I started this blog nine years ago, after on my last teaching practice in my hometown, my husband set it up so that I could write about whatever I felt like. It was such a godsend to have a place that I knew was mine, and felt safe. Over the years, I let things make it feel unsafe for me, and after a couple of years of pretty good, solid blogging, I just sort of…stopped.
It’s hard to start back up again when you look back over how long it’s been since you did anything, and realise it’s been almost two years.
I didn’t write anything at all last year. Not here at least. I’m not entirely sure why to be honest. It certainly isn’t because my life hasn’t been interesting. I think maybe it’s just become only interesting to me. Or that’s how it’s felt.
I also often feel like I’m being disingenuous, because typically my writing has always been very personal, and putting it online for people to read and pass judgement over filled me with horror. I’ve always sort of brushed things under the carpet. Things that feel too personal, or like I will be judged badly because of my honesty.
I’m at a place in my life now, where other people’s opinions of me no longer matter. I’m almost 40 and I can’t believe that I’ve come all this way only to still feel shame and fear over certain aspects of who I am.
I know that I write my best stuff when I’m being honest, and I kind of needed a really huge kick in the butt to get myself organised. I also needed some inspiration, a change of scenery – because moving to Australia wasn’t enough apparently. So my husband took me to the Philippines and it was amazing.

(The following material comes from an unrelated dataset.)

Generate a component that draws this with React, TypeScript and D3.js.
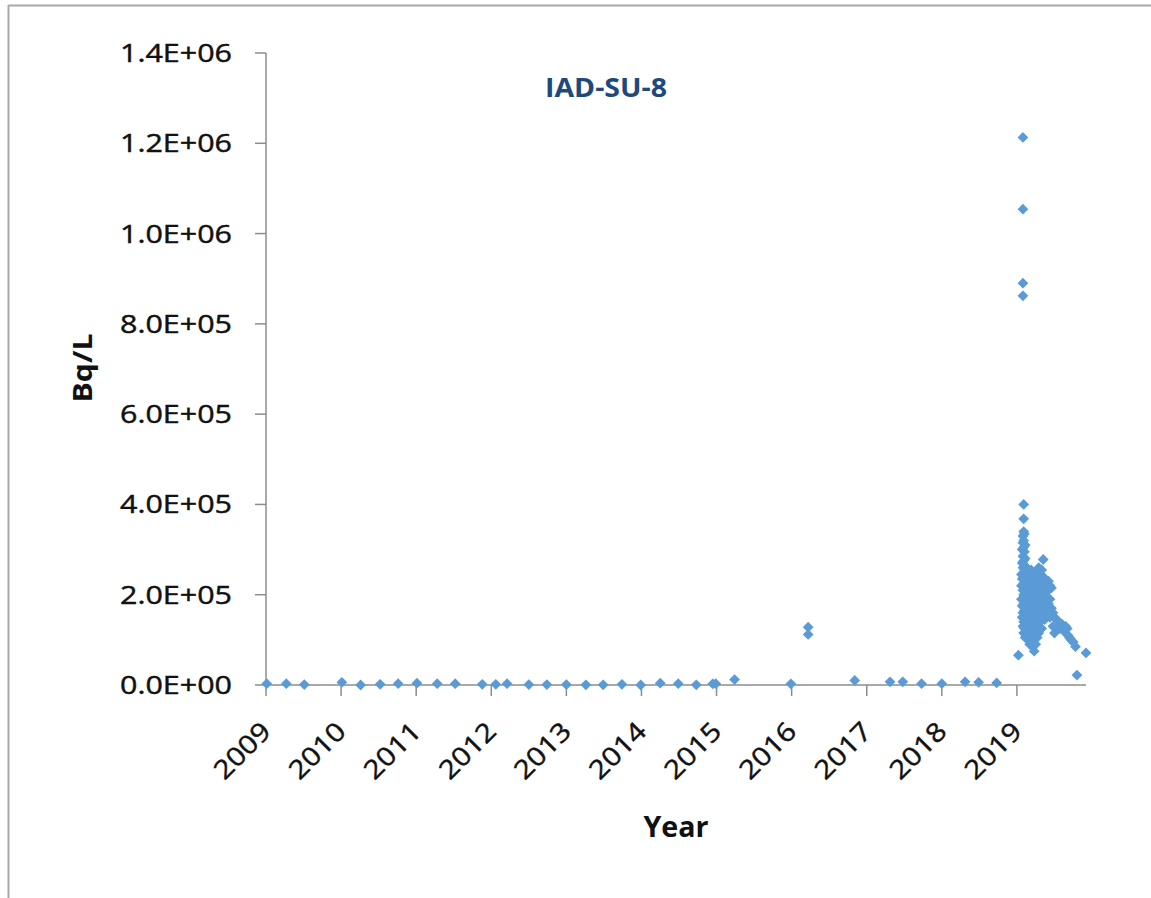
import React from "react";
import * as d3 from "d3";

// ---- Data ----
const chartTitle = "IAD-SU-8";
const xLabel = "Year";
const yLabel = "Bq/L";
const yearTicks = [2009, 2010, 2011, 2012, 2013, 2014, 2015, 2016, 2017, 2018, 2019];
const yTicks = [0, 2e5, 4e5, 6e5, 8e5, 1e6, 1.2e6, 1.4e6];

// [decimal year, Bq/L] — monitoring 2009–2018
const samplesEarly: [number, number][] = [
  [2009.01, 3000], [2009.27, 3000], [2009.51, 1000], [2010.01, 6000], [2010.26, 0],
  [2010.52, 1500], [2010.76, 3000], [2011.01, 4000], [2011.28, 3000], [2011.52, 3000],
  [2011.88, 1500], [2012.06, 1500], [2012.21, 3000], [2012.5, 1000], [2012.74, 1000],
  [2013.0, 1000], [2013.26, 500], [2013.49, 500], [2013.74, 1500], [2013.99, 0],
  [2014.25, 4000], [2014.49, 3000], [2014.73, 500], [2014.95, 2500], [2014.99, 3000],
  [2015.24, 12000], [2015.99, 2500], [2016.22, 128000], [2016.22, 112000], [2016.84, 10000],
  [2017.31, 7000], [2017.48, 7000], [2017.73, 3000], [2018.0, 3000], [2018.31, 7000],
  [2018.49, 6000], [2018.73, 4500],
];

// [decimal year, Bq/L] — 2019 sampling campaign
const samples2019: [number, number][] = [
  [2019.02, 66000],
  [2019.08, 1213000], [2019.08, 1054000], [2019.08, 890000], [2019.08, 862000],
  [2019.09, 400000], [2019.09, 368000],
  [2019.06, 245000], [2019.06, 220000], [2019.06, 190000],
  [2019.07, 300000], [2019.07, 270000], [2019.07, 235000], [2019.07, 175000], [2019.07, 150000],
  [2019.08, 330000], [2019.08, 315000], [2019.08, 285000], [2019.08, 260000], [2019.08, 210000], [2019.08, 160000], [2019.08, 130000],
  [2019.09, 340000], [2019.09, 320000], [2019.09, 305000], [2019.09, 275000], [2019.09, 250000], [2019.09, 225000], [2019.09, 200000], [2019.09, 180000], [2019.09, 140000], [2019.09, 115000],
  [2019.1, 335000], [2019.1, 295000], [2019.1, 265000], [2019.1, 240000], [2019.1, 215000], [2019.1, 190000], [2019.1, 165000], [2019.1, 125000],
  [2019.11, 310000], [2019.11, 280000], [2019.11, 255000], [2019.11, 230000], [2019.11, 205000], [2019.11, 170000], [2019.11, 145000], [2019.11, 105000],
  [2019.13, 260000], [2019.13, 235000], [2019.13, 210000], [2019.13, 185000], [2019.13, 160000], [2019.13, 135000], [2019.13, 110000],
  [2019.15, 250000], [2019.15, 225000], [2019.15, 200000], [2019.15, 175000], [2019.15, 150000], [2019.15, 125000], [2019.15, 100000],
  [2019.17, 240000], [2019.17, 215000], [2019.17, 190000], [2019.17, 165000], [2019.17, 140000], [2019.17, 115000], [2019.17, 90000],
  [2019.19, 255000], [2019.19, 230000], [2019.19, 205000], [2019.19, 180000], [2019.19, 155000], [2019.19, 130000], [2019.19, 105000],
  [2019.21, 245000], [2019.21, 220000], [2019.21, 195000], [2019.21, 170000], [2019.21, 145000], [2019.21, 120000], [2019.21, 85000],
  [2019.23, 235000], [2019.23, 210000], [2019.23, 185000], [2019.23, 160000], [2019.23, 135000], [2019.23, 100000], [2019.23, 75000],
  [2019.25, 250000], [2019.25, 225000], [2019.25, 200000], [2019.25, 175000], [2019.25, 150000], [2019.25, 120000], [2019.25, 90000],
  [2019.27, 240000], [2019.27, 215000], [2019.27, 190000], [2019.27, 160000], [2019.27, 130000], [2019.27, 105000],
  [2019.29, 260000], [2019.29, 230000], [2019.29, 205000], [2019.29, 180000], [2019.29, 150000], [2019.29, 115000],
  [2019.31, 245000], [2019.31, 220000], [2019.31, 195000], [2019.31, 170000], [2019.31, 140000],
  [2019.33, 255000], [2019.33, 230000], [2019.33, 200000], [2019.33, 175000], [2019.33, 150000], [2019.33, 125000],
  [2019.35, 278000], [2019.35, 240000], [2019.35, 210000], [2019.35, 185000], [2019.35, 160000],
  [2019.37, 230000], [2019.37, 200000], [2019.37, 170000], [2019.37, 145000],
  [2019.39, 225000], [2019.39, 195000], [2019.39, 160000],
  [2019.42, 230000], [2019.42, 210000], [2019.42, 180000],
  [2019.44, 220000], [2019.44, 190000], [2019.44, 150000],
  [2019.46, 215000], [2019.46, 170000],
  [2019.48, 160000], [2019.48, 130000],
  [2019.5, 150000], [2019.5, 115000],
  [2019.53, 145000], [2019.55, 130000], [2019.57, 125000], [2019.6, 135000], [2019.62, 120000],
  [2019.65, 130000], [2019.67, 125000], [2019.68, 110000], [2019.7, 105000], [2019.72, 100000],
  [2019.75, 95000], [2019.78, 85000], [2019.8, 22000], [2019.92, 71000],
];

const W = 1151;
const H = 898;
const FONT = "'Open Sans', 'Liberation Sans', sans-serif";
const AXIS = "#8c8c8c";
const MARK = "#5B9BD5";
const INK = "#111";

const x = d3.scaleLinear().domain([2009, 2019.92]).range([266, 1086]);
const y = d3.scaleLinear().domain([0, 1.4e6]).range([685, 53]);

const fmtY = (v: number) => {
  const [m, e] = v.toExponential(1).split("e");
  const ei = parseInt(e, 10);
  const sign = ei < 0 ? "-" : "+";
  return `${m}E${sign}${String(Math.abs(ei)).padStart(2, "0")}`;
};

const diamond = d3.symbol().type(d3.symbolSquare).size(58)() as string;

export default function App() {
  const all = [...samplesEarly, ...samples2019];
  const [x0, x1] = x.range();
  const [yb, yt] = y.range();
  return (
    <svg
      width={W}
      height={H}
      style={{ position: "absolute", left: 0, top: 0, background: "#fff" }}
      fontFamily={FONT}
    >
      <rect x={0} y={0} width={W} height={H} fill="#fff" />
      {/* outer frame (only top and left edges visible) */}
      <line x1={8.5} x2={8.5} y1={5} y2={H} stroke="#a8a8a8" strokeWidth={2} />
      <line x1={8} x2={W} y1={5.5} y2={5.5} stroke="#a8a8a8" strokeWidth={2} />

      {/* Y axis */}
      <line x1={x0} x2={x0} y1={yt} y2={yb} stroke={AXIS} strokeWidth={1.5} />
      {yTicks.map((t) => (
        <g key={"yt" + t}>
          <line x1={x0 - 11} x2={x0} y1={y(t)} y2={y(t)} stroke={AXIS} strokeWidth={1.5} />
          <text
            x={232}
            y={y(t) + 9}
            textAnchor="end"
            fontSize={25.5}
            fill={INK}
            stroke={INK}
            strokeWidth={0.45}
            textLength={112}
            lengthAdjust="spacingAndGlyphs"
          >
            {fmtY(t)}
          </text>
        </g>
      ))}

      {/* X axis */}
      <line x1={x0} x2={x1} y1={yb} y2={yb} stroke={AXIS} strokeWidth={1.5} />
      {yearTicks.map((t) => (
        <g key={"xt" + t}>
          <line x1={x(t)} x2={x(t)} y1={yb} y2={yb + 11} stroke={AXIS} strokeWidth={1.5} />
          <text
            transform={`translate(${x(t) + 6.5},${733}) rotate(-45)`}
            textAnchor="end"
            fontSize={26}
            fill={INK}
            stroke={INK}
            strokeWidth={0.45}
            textLength={68}
            lengthAdjust="spacingAndGlyphs"
          >
            {t}
          </text>
        </g>
      ))}

      {/* points */}
      {all.map(([yr, v], i) => (
        <path
          key={i}
          d={diamond}
          transform={`translate(${x(yr)},${y(v)}) rotate(45)`}
          fill={MARK}
        />
      ))}

      {/* title */}
      <text
        x={606}
        y={97}
        textAnchor="middle"
        fontSize={27}
        fontWeight="bold"
        fill="#1F497D"
        textLength={122}
        lengthAdjust="spacingAndGlyphs"
      >
        {chartTitle}
      </text>

      {/* axis titles */}
      <text
        x={676}
        y={837}
        textAnchor="middle"
        fontSize={29}
        fontWeight="bold"
        fill={INK}
        textLength={65}
        lengthAdjust="spacingAndGlyphs"
      >
        {xLabel}
      </text>
      <text
        transform={`translate(92,368) rotate(-90)`}
        textAnchor="middle"
        fontSize={26}
        fontWeight="bold"
        fill={INK}
        textLength={69}
        lengthAdjust="spacingAndGlyphs"
      >
        {yLabel}
      </text>
    </svg>
  );
}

I’m half way through my second book edit, by the way. That’s still happening. I have to keep reminding myself to stop editing and thinking about everything that’s wrong with it, and just continue writing. I know what needs to be fixed, but then I think about fixing it and end up sighing in despair and putting my creative energy into other things. So the book comes along super slowly. But it comes along…so, there’s that!